There are a lot of comics out there, but some stand out head and shoulders above the pack. With “Don’t Miss This,” we want to spotlight those series we think need to be on your pull list. This week, we look at the newest solo ongoing series from Valiant comics, “Livewire.”
Who’s This By?
Written by Vita Ayala (“The Wilds,” “Age of X-Man: Prisoner X”) with lettering from Saida Temofonte (“Shade the Changing Girl,” “Batman: Lil Gotham.”) The first arc is drawn and colored by Raúl Allén & Patricia Martín (“Secret Weapons,” “Wonder Woman”) while the current arc is being drawn and colored by Kano (“Gotham Central,” “Quantum and Woody”)
What’s This All About?
“Livewire” is the first solo outing for, arguably, the Valiant universe’s most important psiot (sorry Faith.) After the events of “Harbinger Wars 2,” wherein Amanda McKee aka Livewire shut down the world’s power, Amanda is on her own in a world that hates her more than ever. On the outs with her former team and branded a terrorist, she must fight against those who wish to capture and detain her, all while continuing the fight for justice and the fight against her former mentor’s programming.
So, Why Should I Read This?
The first thing to know about “Livewire” is that you need zero knowledge of the character beforehand to appreciate the series. While having read her previous adventures gives context to who she was (I heartily recommend “Secret Weapons”) and what led to the events of “Harbinger Wars 2,” they are recapped enough that you never feel lost. This is something that Valiant prides itself on, and for good reason. Continuity can be as much a curse as it is a boon for long term storytelling.
This makes Ayala, Allén, Martín and Temofonte’s approach to Amanda McKee’s story all the more interesting, as it perfectly balances these two competing needs — that of a character who has lived prior adventures on the page but must also exist as if those adventures were pure backstory — and crafts a narrative that starts Amanda on the journey to the next step in her growth. This first arc creates an intimate narrative, one that drives at the question of who Livewire is, now that she is on the run, and where does she go from here.
Visually, there couldn’t have been a better art team than Allén & Martín to bring “Livewire” into her own. Arc 1 acts as a pseudo-follow up to “Secret Weapons,” the series Allén & Martín drew, and so they have a solid grasp on the characters and how best to portray their interactions. They bathe the whole comic in a purple-pink hue, stylizing it in a way that divorces the events from reality while also making them feel more real than some other “photorealistic” art. In particular, I love the way they create an eyeline that hides events in plain sight before utilizing one small detail, or a cleverly placed word balloon, in the final panel to illuminate the previous unnoticed details. While the paneling may get too tight for some, Allén & Martín know how to use the space they have to its fullest, keeping things dynamic and in motion, each panel a moment in time, a beat that sets the pace almost as much as the events and dialog around them.

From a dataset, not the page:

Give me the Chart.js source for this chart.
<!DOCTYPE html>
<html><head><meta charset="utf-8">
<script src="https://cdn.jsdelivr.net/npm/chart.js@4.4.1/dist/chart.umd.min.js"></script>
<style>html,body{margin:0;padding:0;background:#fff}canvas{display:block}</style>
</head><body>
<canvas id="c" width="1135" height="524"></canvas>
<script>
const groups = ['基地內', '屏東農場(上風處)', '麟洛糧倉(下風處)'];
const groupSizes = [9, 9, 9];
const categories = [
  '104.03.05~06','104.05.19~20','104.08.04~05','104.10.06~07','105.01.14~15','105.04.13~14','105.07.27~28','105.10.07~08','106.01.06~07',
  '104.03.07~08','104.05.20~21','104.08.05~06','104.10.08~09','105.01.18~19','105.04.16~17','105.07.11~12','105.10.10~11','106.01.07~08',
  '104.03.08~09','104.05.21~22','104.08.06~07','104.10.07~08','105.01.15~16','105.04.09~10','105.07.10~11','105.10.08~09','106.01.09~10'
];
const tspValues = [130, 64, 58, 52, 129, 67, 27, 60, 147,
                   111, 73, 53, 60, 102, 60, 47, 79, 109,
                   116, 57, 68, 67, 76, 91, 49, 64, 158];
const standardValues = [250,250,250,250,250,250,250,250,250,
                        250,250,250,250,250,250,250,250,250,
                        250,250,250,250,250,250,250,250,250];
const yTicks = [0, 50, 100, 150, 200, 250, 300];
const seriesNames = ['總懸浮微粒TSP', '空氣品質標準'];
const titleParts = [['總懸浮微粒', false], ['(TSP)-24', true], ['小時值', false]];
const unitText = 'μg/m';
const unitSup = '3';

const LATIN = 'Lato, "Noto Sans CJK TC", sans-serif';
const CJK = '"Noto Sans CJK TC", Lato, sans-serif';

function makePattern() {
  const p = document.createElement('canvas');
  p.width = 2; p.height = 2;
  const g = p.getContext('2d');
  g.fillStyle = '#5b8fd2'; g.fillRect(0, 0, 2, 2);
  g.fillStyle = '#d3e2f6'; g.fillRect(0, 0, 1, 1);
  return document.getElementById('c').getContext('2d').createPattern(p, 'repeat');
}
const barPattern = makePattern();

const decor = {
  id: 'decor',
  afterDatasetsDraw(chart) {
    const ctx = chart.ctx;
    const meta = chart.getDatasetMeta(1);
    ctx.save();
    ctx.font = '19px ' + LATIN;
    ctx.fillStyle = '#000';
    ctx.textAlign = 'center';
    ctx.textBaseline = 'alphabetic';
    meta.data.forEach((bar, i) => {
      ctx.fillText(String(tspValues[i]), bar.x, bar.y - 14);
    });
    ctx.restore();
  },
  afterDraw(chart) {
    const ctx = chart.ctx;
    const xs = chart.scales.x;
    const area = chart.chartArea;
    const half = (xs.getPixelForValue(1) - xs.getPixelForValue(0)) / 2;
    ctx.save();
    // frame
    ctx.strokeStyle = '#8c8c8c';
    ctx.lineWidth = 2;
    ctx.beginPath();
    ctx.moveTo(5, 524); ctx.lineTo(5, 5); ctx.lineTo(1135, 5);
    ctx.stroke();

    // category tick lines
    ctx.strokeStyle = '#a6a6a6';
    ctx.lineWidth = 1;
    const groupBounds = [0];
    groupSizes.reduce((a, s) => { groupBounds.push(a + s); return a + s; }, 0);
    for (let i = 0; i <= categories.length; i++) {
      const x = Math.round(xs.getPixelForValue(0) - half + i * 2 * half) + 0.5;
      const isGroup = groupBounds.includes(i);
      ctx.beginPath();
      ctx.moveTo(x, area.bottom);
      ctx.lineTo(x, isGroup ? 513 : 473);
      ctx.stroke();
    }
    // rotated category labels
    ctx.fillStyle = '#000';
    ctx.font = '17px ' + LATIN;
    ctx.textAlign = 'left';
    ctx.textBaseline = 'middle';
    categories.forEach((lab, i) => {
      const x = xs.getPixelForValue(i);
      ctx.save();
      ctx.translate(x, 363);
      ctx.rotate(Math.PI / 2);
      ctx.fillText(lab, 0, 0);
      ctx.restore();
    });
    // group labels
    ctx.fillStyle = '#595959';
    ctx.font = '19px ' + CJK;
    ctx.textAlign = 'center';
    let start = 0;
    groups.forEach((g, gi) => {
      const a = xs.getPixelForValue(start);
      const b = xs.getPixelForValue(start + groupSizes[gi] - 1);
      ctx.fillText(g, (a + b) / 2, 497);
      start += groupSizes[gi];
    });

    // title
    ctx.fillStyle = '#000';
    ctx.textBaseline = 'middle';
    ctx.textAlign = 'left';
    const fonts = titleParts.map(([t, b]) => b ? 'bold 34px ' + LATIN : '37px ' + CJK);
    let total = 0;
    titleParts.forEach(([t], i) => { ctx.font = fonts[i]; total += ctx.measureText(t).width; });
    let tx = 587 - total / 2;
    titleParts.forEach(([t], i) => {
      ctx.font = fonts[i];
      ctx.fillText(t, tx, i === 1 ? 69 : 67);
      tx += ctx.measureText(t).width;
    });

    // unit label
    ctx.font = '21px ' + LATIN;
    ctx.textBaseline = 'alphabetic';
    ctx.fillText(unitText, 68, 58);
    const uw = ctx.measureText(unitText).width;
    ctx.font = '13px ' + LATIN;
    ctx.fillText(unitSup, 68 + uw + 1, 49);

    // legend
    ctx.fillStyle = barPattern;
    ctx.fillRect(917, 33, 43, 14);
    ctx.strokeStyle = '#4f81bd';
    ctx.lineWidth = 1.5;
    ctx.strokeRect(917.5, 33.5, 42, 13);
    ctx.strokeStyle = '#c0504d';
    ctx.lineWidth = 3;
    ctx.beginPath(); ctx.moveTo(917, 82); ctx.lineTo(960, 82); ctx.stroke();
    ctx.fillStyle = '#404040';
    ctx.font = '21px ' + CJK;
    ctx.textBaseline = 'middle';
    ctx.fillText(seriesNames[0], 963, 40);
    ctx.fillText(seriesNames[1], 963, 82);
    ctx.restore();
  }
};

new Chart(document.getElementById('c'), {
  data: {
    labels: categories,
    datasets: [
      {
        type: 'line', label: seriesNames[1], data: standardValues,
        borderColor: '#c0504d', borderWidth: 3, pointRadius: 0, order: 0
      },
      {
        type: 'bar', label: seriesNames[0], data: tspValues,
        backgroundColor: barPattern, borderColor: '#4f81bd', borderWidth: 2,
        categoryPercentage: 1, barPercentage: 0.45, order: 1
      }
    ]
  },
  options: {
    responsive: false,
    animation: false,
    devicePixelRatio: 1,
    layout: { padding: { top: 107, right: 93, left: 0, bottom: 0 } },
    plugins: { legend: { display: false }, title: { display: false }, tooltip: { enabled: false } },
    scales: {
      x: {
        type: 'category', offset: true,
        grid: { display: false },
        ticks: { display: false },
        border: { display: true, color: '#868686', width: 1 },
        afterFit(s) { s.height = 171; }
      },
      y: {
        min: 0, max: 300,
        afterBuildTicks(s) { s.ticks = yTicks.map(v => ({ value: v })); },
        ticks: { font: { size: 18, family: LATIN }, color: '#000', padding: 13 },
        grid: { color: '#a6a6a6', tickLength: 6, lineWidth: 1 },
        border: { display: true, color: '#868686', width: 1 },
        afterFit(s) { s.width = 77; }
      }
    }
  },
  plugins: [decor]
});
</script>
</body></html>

Ayala’s writing, though, is what makes the series extra-special. Amanda McKee is a complicated character who lives in a perpetual moral grey zone. It would be easy to write her off as an anti-hero ala The Punisher or a villain ala Manchester Black, but instead, Ayala forces her to confront her own sins and to reckon with them and the people she has hurt and betrayed, all while maintaining the complexity of reality. There are no simple, easy answers for Amanda.
She feels the guilt of what she did, all while justifying it in her own head with reasons that, while valid, do not excuse her actions. And yet, she has to justify them to herself, and us, because if she doesn’t, then what does that make her? That’s the central struggle of this first arc, beyond the more external threats such as the anti-psiot mercenaries, her former teammates at the Harbinger Foundation, and the whole, y’know, being public enemy number thing.Continued below
Throughout this arc, she fights against clearly bad people, those whose only pleasure comes from hurting others, while at the same time believing, in some small way, that she deserves to be persecuted. Haunted by the spectre of Harada, Livewire feels that she cannot escape her past, all while trying to assist the Secret Weapons in escaping theirs. Her personal struggle draws us in and the resolution of this chapter of her growth gives “Livewire #1-4 the air of completion, one that leaves you satisfied and, simultaneously, hungry for more.
How Can You Read It?
Issue #5 of “Livewire,” the start of a new arc, goes on sale today and you can pick it, and any back issues, up from your local comic shop or digital retailer. Volume one, which collects issues #1-4, will be out on April 24th.